→ **TASK DETAILS**:
Output the data word for word, dropping every image.

→ **DATASET CONTENT**:
— START —
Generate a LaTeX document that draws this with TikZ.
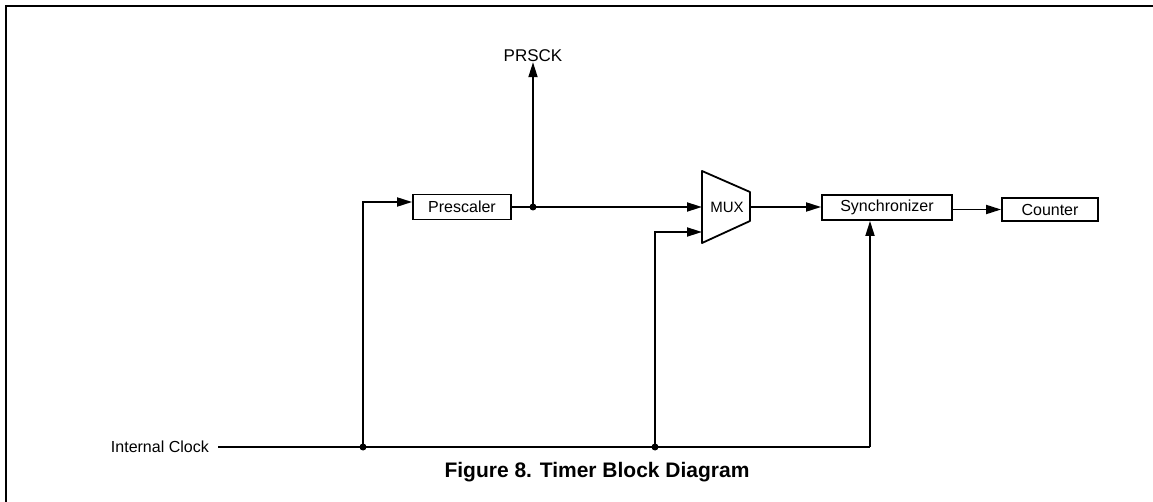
\documentclass[tikz,border=0pt]{standalone}
\usepackage{fontspec}
\setmainfont{Liberation Sans}
\usetikzlibrary{arrows.meta}
\begin{document}
\begin{tikzpicture}[x=1pt,y=1pt,
  wire/.style={line width=1.8pt},
  arr/.style={wire,-{Triangle[length=15pt,width=9pt]}},
  blk/.style={draw,line width=1.8pt,rectangle,inner sep=0pt,font=\fontsize{16}{19}\selectfont},
  lbl/.style={inner sep=0pt,font=\fontsize{16}{19}\selectfont},
  dot/.style={circle,fill=black,inner sep=0pt,minimum size=7pt}]
\useasboundingbox (0,0) rectangle (1153,-502);
% frame
\draw[line width=2pt] (6,-502) -- (6,-6) -- (1153,-6);
% blocks
\node[blk,minimum width=98pt,minimum height=25pt] (pre) at (462,-207) {Prescaler};
\draw[line width=1.8pt,line join=round] (702,-171) -- (750,-192) -- (750,-221) -- (702,-243) -- cycle;
\node[lbl,font=\fontsize{15}{18}\selectfont] (mux) at (727,-207) {MUX};
\coordinate (muxa) at (702,-207);
\coordinate (muxb) at (702,-232);
\coordinate (muxo) at (750,-207);
\node[blk,minimum width=130pt,minimum height=25pt] (sync) at (887,-207.5) {Synchronizer};
\node[blk,minimum width=96pt,minimum height=23pt] (cnt) at (1050,-209.5) {Counter};
% labels
\node[lbl,font=\fontsize{17}{20}\selectfont] (prsck) at (533,-56) {PRSCK};
\node[lbl,anchor=east] (clk) at (209,-447) {Internal Clock};
\node[inner sep=0pt,font=\bfseries\fontsize{21}{25}\selectfont] (cap) at (597,-472) {Figure 8. Timer Block Diagram};
% junctions
\node[dot] (j1) at (363,-447) {};
\node[dot] (j2) at (655,-447) {};
\node[dot] (j3) at (533,-207) {};
\coordinate (clkend) at (218,-447);
\coordinate (syin) at (870,-447);
% wires
\draw[wire] (clkend) -- (syin);
\draw[arr] (syin) -- (syin |- sync.south);
\draw[arr] (j1.center) |- (pre.west |- 0,-202);
\draw[wire] (pre.east) -- (j3.center);
\draw[arr] (j3.center) -- (muxa);
\draw[arr] (j3.center) -- (prsck.south);
\draw[arr] (j2.center) |- (muxb);
\draw[arr] (muxo) -- (sync.west |- muxo);
\draw[arr] (sync.east |- cnt.west) -- (cnt.west);
\end{tikzpicture}
\end{document}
— END —
→ **FULL ANSWER**:
Generate a LaTeX document that draws this with TikZ.
\documentclass[tikz,border=0pt]{standalone}
\usepackage{fontspec}
\setmainfont{Liberation Sans}
\usetikzlibrary{arrows.meta}
\begin{document}
\begin{tikzpicture}[x=1pt,y=1pt,
  wire/.style={line width=1.8pt},
  arr/.style={wire,-{Triangle[length=15pt,width=9pt]}},
  blk/.style={draw,line width=1.8pt,rectangle,inner sep=0pt,font=\fontsize{16}{19}\selectfont},
  lbl/.style={inner sep=0pt,font=\fontsize{16}{19}\selectfont},
  dot/.style={circle,fill=black,inner sep=0pt,minimum size=7pt}]
\useasboundingbox (0,0) rectangle (1153,-502);
% frame
\draw[line width=2pt] (6,-502) -- (6,-6) -- (1153,-6);
% blocks
\node[blk,minimum width=98pt,minimum height=25pt] (pre) at (462,-207) {Prescaler};
\draw[line width=1.8pt,line join=round] (702,-171) -- (750,-192) -- (750,-221) -- (702,-243) -- cycle;
\node[lbl,font=\fontsize{15}{18}\selectfont] (mux) at (727,-207) {MUX};
\coordinate (muxa) at (702,-207);
\coordinate (muxb) at (702,-232);
\coordinate (muxo) at (750,-207);
\node[blk,minimum width=130pt,minimum height=25pt] (sync) at (887,-207.5) {Synchronizer};
\node[blk,minimum width=96pt,minimum height=23pt] (cnt) at (1050,-209.5) {Counter};
% labels
\node[lbl,font=\fontsize{17}{20}\selectfont] (prsck) at (533,-56) {PRSCK};
\node[lbl,anchor=east] (clk) at (209,-447) {Internal Clock};
\node[inner sep=0pt,font=\bfseries\fontsize{21}{25}\selectfont] (cap) at (597,-472) {Figure 8. Timer Block Diagram};
% junctions
\node[dot] (j1) at (363,-447) {};
\node[dot] (j2) at (655,-447) {};
\node[dot] (j3) at (533,-207) {};
\coordinate (clkend) at (218,-447);
\coordinate (syin) at (870,-447);
% wires
\draw[wire] (clkend) -- (syin);
\draw[arr] (syin) -- (syin |- sync.south);
\draw[arr] (j1.center) |- (pre.west |- 0,-202);
\draw[wire] (pre.east) -- (j3.center);
\draw[arr] (j3.center) -- (muxa);
\draw[arr] (j3.center) -- (prsck.south);
\draw[arr] (j2.center) |- (muxb);
\draw[arr] (muxo) -- (sync.west |- muxo);
\draw[arr] (sync.east |- cnt.west) -- (cnt.west);
\end{tikzpicture}
\end{document}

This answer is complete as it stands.